Candidates in Jo Cox's former constituency of Batley and Spen sign up to fight 'clean campaign' during General Election

All six candidates standing in the former constituency of murdered MP Jo Cox have become the first to sign a cross-party pledge for an election campaign free of abuse and intimidation.

The pledge was signed outside Jo Cox House in Batley, close to where the former MP was murdered during the 2016 EU referendum campaign.

Batley and Spen candidates call for a clean election campaign, pictured outside Jo Cox House, Batley. Pictured from the left are Simon Cope (Green Party Candidate for Dewsbury), Tracy Brabin (Labour), Mark Brooks (Conservative),. Kim Leadbeater, Paul Halloran (Independent), John Lawson (Liberal Democrat) and Clive Minihan (Brexit Party). Photo: Simon Hulme

Batley and Spen candidates call for a clean election campaign, pictured outside Jo Cox House, Batley. Pictured from the left are Simon Cope (Green Party Candidate for Dewsbury), Tracy Brabin (Labour), Mark Brooks (Conservative),. Kim Leadbeater, Paul Halloran (Independent), John Lawson (Liberal Democrat) and Clive Minihan (Brexit Party). Photo: Simon Hulme

It commits the candidates to:

- Take responsibility for setting an appropriate tone when campaigning;

- Lead by example to encourage and foster constructive democratic debate and tolerance of other points of view;

- Promote and defend the dignity of others, including political opponents, treating all with courtesy and respect.

Batley and Spen Candidates call for a clean election campaign, pictured outside Jo Cox House, Batley..Pictured from the left , Mark Brooks (Conservative), Kim Leadbeater, Tracy Brabin (Labour). Photo: Simon Hulme

Batley and Spen Candidates call for a clean election campaign, pictured outside Jo Cox House, Batley..Pictured from the left , Mark Brooks (Conservative), Kim Leadbeater, Tracy Brabin (Labour). Photo: Simon Hulme

They were joined by Kim Leadbeater, Mrs Cox's sister, as they signed.

Ms Leadbeater said: “My sister believed in robust political debate, but she also believed that we can debate our differences without abuse or personal attacks. It means a great deal to my parents and me that the candidates here in the constituency that Jo loved so much have signed up to the kind of politics she represented.

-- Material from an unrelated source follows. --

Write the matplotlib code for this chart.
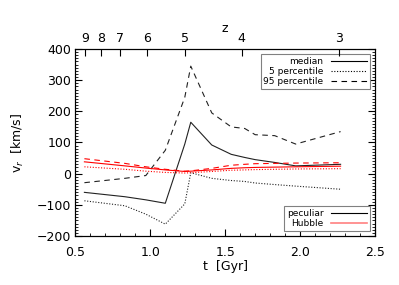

“Here in Batley and Spen we know the price of hatred and political violence, but this is a call that I believe should be taken up by candidates all across the country. I hope desperately that in a few weeks time we will be able to look back on an election that upheld the standards of decency and respect that our democracy was once famous for and can be again.”

Ms Leadbeater, said she hoped candidates across the country would now follow their lead.

She said: “I had hoped that the murder of my sister Jo would lead to a better way of doing politics, but sadly that hasn’t always been the case. So this is the opportunity for us here in Batley and Spen to send a clear message to the country about the kind of democracy we all want."

"As a community, we know the cost of political violence and it's very important that we ensure that no family has to go through what we've been through ever again," she added.

"I think the starting point for that is leadership, and the people standing for public office showing a sense of responsibility.

"I think what has happened unfortunately in the last few years is that we've lost our way a little bit in terms of having robust, passionate and civilised debate.

"Some of the discussions have transcended into insults, personal attacks and, on some occasions, violence.

"I think we need to pull back from that, so what we're asking people to do, across the political spectrum, is sign up to a pledge saying they will conduct themselves in this General Election campaign in a respectful and civilised manner."

Mrs Cox, a mother-of-two, was elected as Batley and Spen MP in 2015, holding the seat until her murder by Thomas Mair on June 16 2016.

The Jo Cox Foundation is working with the Committee on Standards in Public Life to agree a Joint Standard of Conduct with all political parties that would apply not only during election campaigns but at all times.

Catherine Anderson, Chief Executive of the Foundation, said: "This pledge signed in Batley is a great first step.

"We all value vigorous political debate and freedom of speech but that should not extend to abusive behaviour designed to intimidate and silence people.

"It threatens our democracy itself. From our discussions with all the parties we know that they recognise the importance of restoring civility and respect to our public discourse and we look forward to working with them and with the committee to agree a long-term standard of behaviour.”